_Aim of the task:_
Reproduce the full listing below unchanged, apart from the pictures.

_Dataset section:_

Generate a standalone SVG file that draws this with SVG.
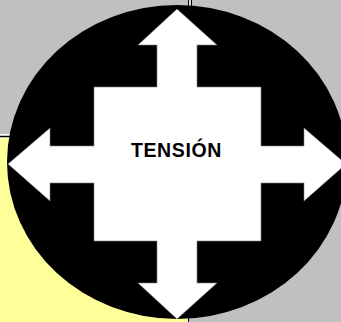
<svg xmlns="http://www.w3.org/2000/svg" width="341" height="322" viewBox="0 0 341 322">
  <style>
    .bg-gray { fill: #C0C0C0; }
    .bg-yellow { fill: #FFFF99; }
    .sep-dark { stroke: #000000; stroke-width: 1; }
    .sep-light { stroke: #FFFFFF; stroke-width: 1; }
    .disc { fill: #000000; }
    .cross { fill: #FFFFFF; stroke: #808080; stroke-width: 0.6; }
    .label { font-family: "Liberation Sans", Arial, sans-serif; font-weight: bold; font-size: 19.5px; fill: #000000; letter-spacing: 0.6px; }
  </style>
  <g id="background">
    <rect class="bg-gray" x="0" y="0" width="341" height="322"/>
    <rect class="bg-yellow" x="0" y="138" width="188" height="184"/>
    <line class="sep-light" x1="0" y1="134.5" x2="188" y2="134.5"/>
    <line class="sep-dark" x1="0" y1="136.5" x2="188" y2="136.5"/>
    <line class="sep-dark" x1="188.5" y1="0" x2="188.5" y2="136"/>
    <line class="sep-light" x1="189.8" y1="0" x2="189.8" y2="136"/>
    <line class="sep-dark" x1="191.5" y1="0" x2="191.5" y2="136"/>
    <line class="sep-dark" x1="188.5" y1="318" x2="188.5" y2="322"/>
  </g>
  <g id="tension-node">
    <ellipse class="disc" cx="177" cy="162" rx="170" ry="157"/>
    <path class="cross" d="M177,9 L217,45 L197,45 L197,87 L261,87 L261,146 L304,146 L304,128 L346,164 L304,201 L304,183 L261,183 L261,241 L197,241 L197,283 L217,283 L177,319 L138,283 L157,283 L157,241 L94,241 L94,183 L50,183 L50,201 L8,164 L50,128 L50,146 L94,146 L94,87 L157,87 L157,45 L138,45 Z"/>
    <text class="label" x="131" y="157">TENSIÓN</text>
  </g>
  <g id="connectors"></g>
</svg>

_Completed task:_
Generate a standalone SVG file that draws this with SVG.
<svg xmlns="http://www.w3.org/2000/svg" width="341" height="322" viewBox="0 0 341 322">
  <style>
    .bg-gray { fill: #C0C0C0; }
    .bg-yellow { fill: #FFFF99; }
    .sep-dark { stroke: #000000; stroke-width: 1; }
    .sep-light { stroke: #FFFFFF; stroke-width: 1; }
    .disc { fill: #000000; }
    .cross { fill: #FFFFFF; stroke: #808080; stroke-width: 0.6; }
    .label { font-family: "Liberation Sans", Arial, sans-serif; font-weight: bold; font-size: 19.5px; fill: #000000; letter-spacing: 0.6px; }
  </style>
  <g id="background">
    <rect class="bg-gray" x="0" y="0" width="341" height="322"/>
    <rect class="bg-yellow" x="0" y="138" width="188" height="184"/>
    <line class="sep-light" x1="0" y1="134.5" x2="188" y2="134.5"/>
    <line class="sep-dark" x1="0" y1="136.5" x2="188" y2="136.5"/>
    <line class="sep-dark" x1="188.5" y1="0" x2="188.5" y2="136"/>
    <line class="sep-light" x1="189.8" y1="0" x2="189.8" y2="136"/>
    <line class="sep-dark" x1="191.5" y1="0" x2="191.5" y2="136"/>
    <line class="sep-dark" x1="188.5" y1="318" x2="188.5" y2="322"/>
  </g>
  <g id="tension-node">
    <ellipse class="disc" cx="177" cy="162" rx="170" ry="157"/>
    <path class="cross" d="M177,9 L217,45 L197,45 L197,87 L261,87 L261,146 L304,146 L304,128 L346,164 L304,201 L304,183 L261,183 L261,241 L197,241 L197,283 L217,283 L177,319 L138,283 L157,283 L157,241 L94,241 L94,183 L50,183 L50,201 L8,164 L50,128 L50,146 L94,146 L94,87 L157,87 L157,45 L138,45 Z"/>
    <text class="label" x="131" y="157">TENSIÓN</text>
  </g>
  <g id="connectors"></g>
</svg>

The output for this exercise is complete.